== DATA PROVIDED

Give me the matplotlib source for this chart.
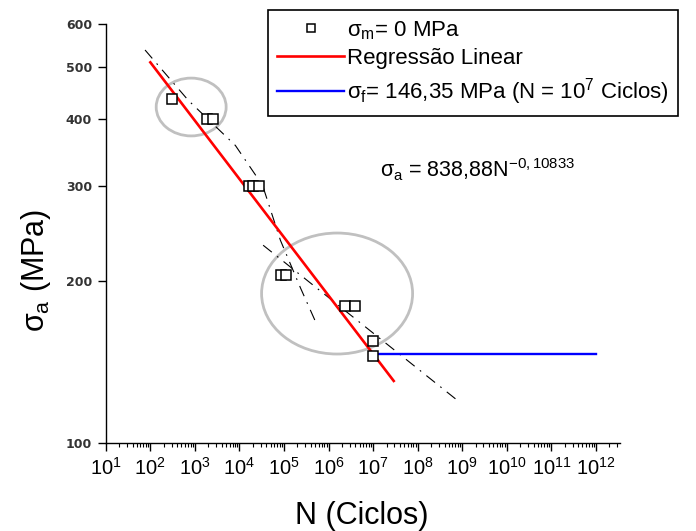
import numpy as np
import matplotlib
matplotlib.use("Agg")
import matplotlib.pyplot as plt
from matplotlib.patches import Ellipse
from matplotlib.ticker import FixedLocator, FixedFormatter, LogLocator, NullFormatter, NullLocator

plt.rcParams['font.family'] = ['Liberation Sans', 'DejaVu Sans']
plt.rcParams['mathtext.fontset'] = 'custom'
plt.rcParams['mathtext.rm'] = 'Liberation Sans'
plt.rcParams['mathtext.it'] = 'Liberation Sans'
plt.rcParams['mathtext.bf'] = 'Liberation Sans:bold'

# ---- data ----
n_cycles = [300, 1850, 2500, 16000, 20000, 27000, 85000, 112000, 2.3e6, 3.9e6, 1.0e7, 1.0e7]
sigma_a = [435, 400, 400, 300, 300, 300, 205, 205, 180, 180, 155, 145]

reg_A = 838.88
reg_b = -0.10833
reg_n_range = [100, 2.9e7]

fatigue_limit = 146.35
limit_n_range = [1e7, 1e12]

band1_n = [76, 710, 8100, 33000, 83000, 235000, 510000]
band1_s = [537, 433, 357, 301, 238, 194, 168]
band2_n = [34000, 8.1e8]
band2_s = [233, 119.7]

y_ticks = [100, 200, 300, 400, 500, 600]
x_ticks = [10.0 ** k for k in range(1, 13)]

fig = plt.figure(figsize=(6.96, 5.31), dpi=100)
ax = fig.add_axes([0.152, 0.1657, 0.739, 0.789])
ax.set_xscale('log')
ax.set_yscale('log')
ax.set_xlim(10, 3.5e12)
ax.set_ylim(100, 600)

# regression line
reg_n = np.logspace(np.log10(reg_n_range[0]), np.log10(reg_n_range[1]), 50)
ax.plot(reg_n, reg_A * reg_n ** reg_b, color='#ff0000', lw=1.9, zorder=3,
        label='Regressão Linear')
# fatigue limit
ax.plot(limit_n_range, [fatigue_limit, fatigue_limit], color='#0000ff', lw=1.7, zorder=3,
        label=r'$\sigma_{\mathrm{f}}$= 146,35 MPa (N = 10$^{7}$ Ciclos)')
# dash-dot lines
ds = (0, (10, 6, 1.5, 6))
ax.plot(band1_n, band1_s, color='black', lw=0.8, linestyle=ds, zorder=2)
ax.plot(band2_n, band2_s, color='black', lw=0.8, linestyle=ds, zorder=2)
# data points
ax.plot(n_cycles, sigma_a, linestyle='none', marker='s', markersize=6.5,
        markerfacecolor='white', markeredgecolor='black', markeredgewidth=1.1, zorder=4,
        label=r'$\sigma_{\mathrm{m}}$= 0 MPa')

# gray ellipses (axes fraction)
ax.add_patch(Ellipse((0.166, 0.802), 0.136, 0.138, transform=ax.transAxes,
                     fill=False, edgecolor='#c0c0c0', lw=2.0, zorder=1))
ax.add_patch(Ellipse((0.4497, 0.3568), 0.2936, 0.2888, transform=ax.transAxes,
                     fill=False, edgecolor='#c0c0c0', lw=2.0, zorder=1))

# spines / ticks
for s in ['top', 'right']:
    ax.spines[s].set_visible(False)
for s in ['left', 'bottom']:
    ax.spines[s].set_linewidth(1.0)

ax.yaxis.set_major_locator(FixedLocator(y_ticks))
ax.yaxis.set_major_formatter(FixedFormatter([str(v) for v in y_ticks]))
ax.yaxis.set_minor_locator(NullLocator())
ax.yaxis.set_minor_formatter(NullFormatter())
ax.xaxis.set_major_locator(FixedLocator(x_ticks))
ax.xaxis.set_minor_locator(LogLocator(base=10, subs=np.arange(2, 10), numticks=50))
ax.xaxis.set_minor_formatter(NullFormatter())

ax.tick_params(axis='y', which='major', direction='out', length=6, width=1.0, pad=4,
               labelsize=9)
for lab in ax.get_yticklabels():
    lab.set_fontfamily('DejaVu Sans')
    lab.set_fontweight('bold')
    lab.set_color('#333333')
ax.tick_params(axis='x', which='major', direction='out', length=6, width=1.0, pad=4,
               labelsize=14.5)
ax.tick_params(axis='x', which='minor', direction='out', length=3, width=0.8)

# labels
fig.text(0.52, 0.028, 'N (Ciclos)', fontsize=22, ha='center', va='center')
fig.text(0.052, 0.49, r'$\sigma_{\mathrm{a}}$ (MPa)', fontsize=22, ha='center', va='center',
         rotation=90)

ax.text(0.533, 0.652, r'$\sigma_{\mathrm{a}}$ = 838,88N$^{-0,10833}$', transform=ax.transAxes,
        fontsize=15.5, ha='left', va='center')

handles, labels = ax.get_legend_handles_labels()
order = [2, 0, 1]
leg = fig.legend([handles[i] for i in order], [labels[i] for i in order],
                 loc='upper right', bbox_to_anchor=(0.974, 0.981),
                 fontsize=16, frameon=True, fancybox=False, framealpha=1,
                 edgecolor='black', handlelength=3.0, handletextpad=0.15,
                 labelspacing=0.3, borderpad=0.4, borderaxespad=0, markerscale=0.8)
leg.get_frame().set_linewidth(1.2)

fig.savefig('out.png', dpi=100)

====

#### DO THIS:
Your task is to repeat the material above exactly, without its pictures.

#### WRITTEN ANSWER:
Give me the matplotlib source for this chart.
import numpy as np
import matplotlib
matplotlib.use("Agg")
import matplotlib.pyplot as plt
from matplotlib.patches import Ellipse
from matplotlib.ticker import FixedLocator, FixedFormatter, LogLocator, NullFormatter, NullLocator

plt.rcParams['font.family'] = ['Liberation Sans', 'DejaVu Sans']
plt.rcParams['mathtext.fontset'] = 'custom'
plt.rcParams['mathtext.rm'] = 'Liberation Sans'
plt.rcParams['mathtext.it'] = 'Liberation Sans'
plt.rcParams['mathtext.bf'] = 'Liberation Sans:bold'

# ---- data ----
n_cycles = [300, 1850, 2500, 16000, 20000, 27000, 85000, 112000, 2.3e6, 3.9e6, 1.0e7, 1.0e7]
sigma_a = [435, 400, 400, 300, 300, 300, 205, 205, 180, 180, 155, 145]

reg_A = 838.88
reg_b = -0.10833
reg_n_range = [100, 2.9e7]

fatigue_limit = 146.35
limit_n_range = [1e7, 1e12]

band1_n = [76, 710, 8100, 33000, 83000, 235000, 510000]
band1_s = [537, 433, 357, 301, 238, 194, 168]
band2_n = [34000, 8.1e8]
band2_s = [233, 119.7]

y_ticks = [100, 200, 300, 400, 500, 600]
x_ticks = [10.0 ** k for k in range(1, 13)]

fig = plt.figure(figsize=(6.96, 5.31), dpi=100)
ax = fig.add_axes([0.152, 0.1657, 0.739, 0.789])
ax.set_xscale('log')
ax.set_yscale('log')
ax.set_xlim(10, 3.5e12)
ax.set_ylim(100, 600)

# regression line
reg_n = np.logspace(np.log10(reg_n_range[0]), np.log10(reg_n_range[1]), 50)
ax.plot(reg_n, reg_A * reg_n ** reg_b, color='#ff0000', lw=1.9, zorder=3,
        label='Regressão Linear')
# fatigue limit
ax.plot(limit_n_range, [fatigue_limit, fatigue_limit], color='#0000ff', lw=1.7, zorder=3,
        label=r'$\sigma_{\mathrm{f}}$= 146,35 MPa (N = 10$^{7}$ Ciclos)')
# dash-dot lines
ds = (0, (10, 6, 1.5, 6))
ax.plot(band1_n, band1_s, color='black', lw=0.8, linestyle=ds, zorder=2)
ax.plot(band2_n, band2_s, color='black', lw=0.8, linestyle=ds, zorder=2)
# data points
ax.plot(n_cycles, sigma_a, linestyle='none', marker='s', markersize=6.5,
        markerfacecolor='white', markeredgecolor='black', markeredgewidth=1.1, zorder=4,
        label=r'$\sigma_{\mathrm{m}}$= 0 MPa')

# gray ellipses (axes fraction)
ax.add_patch(Ellipse((0.166, 0.802), 0.136, 0.138, transform=ax.transAxes,
                     fill=False, edgecolor='#c0c0c0', lw=2.0, zorder=1))
ax.add_patch(Ellipse((0.4497, 0.3568), 0.2936, 0.2888, transform=ax.transAxes,
                     fill=False, edgecolor='#c0c0c0', lw=2.0, zorder=1))

# spines / ticks
for s in ['top', 'right']:
    ax.spines[s].set_visible(False)
for s in ['left', 'bottom']:
    ax.spines[s].set_linewidth(1.0)

ax.yaxis.set_major_locator(FixedLocator(y_ticks))
ax.yaxis.set_major_formatter(FixedFormatter([str(v) for v in y_ticks]))
ax.yaxis.set_minor_locator(NullLocator())
ax.yaxis.set_minor_formatter(NullFormatter())
ax.xaxis.set_major_locator(FixedLocator(x_ticks))
ax.xaxis.set_minor_locator(LogLocator(base=10, subs=np.arange(2, 10), numticks=50))
ax.xaxis.set_minor_formatter(NullFormatter())

ax.tick_params(axis='y', which='major', direction='out', length=6, width=1.0, pad=4,
               labelsize=9)
for lab in ax.get_yticklabels():
    lab.set_fontfamily('DejaVu Sans')
    lab.set_fontweight('bold')
    lab.set_color('#333333')
ax.tick_params(axis='x', which='major', direction='out', length=6, width=1.0, pad=4,
               labelsize=14.5)
ax.tick_params(axis='x', which='minor', direction='out', length=3, width=0.8)

# labels
fig.text(0.52, 0.028, 'N (Ciclos)', fontsize=22, ha='center', va='center')
fig.text(0.052, 0.49, r'$\sigma_{\mathrm{a}}$ (MPa)', fontsize=22, ha='center', va='center',
         rotation=90)

ax.text(0.533, 0.652, r'$\sigma_{\mathrm{a}}$ = 838,88N$^{-0,10833}$', transform=ax.transAxes,
        fontsize=15.5, ha='left', va='center')

handles, labels = ax.get_legend_handles_labels()
order = [2, 0, 1]
leg = fig.legend([handles[i] for i in order], [labels[i] for i in order],
                 loc='upper right', bbox_to_anchor=(0.974, 0.981),
                 fontsize=16, frameon=True, fancybox=False, framealpha=1,
                 edgecolor='black', handlelength=3.0, handletextpad=0.15,
                 labelspacing=0.3, borderpad=0.4, borderaxespad=0, markerscale=0.8)
leg.get_frame().set_linewidth(1.2)

fig.savefig('out.png', dpi=100)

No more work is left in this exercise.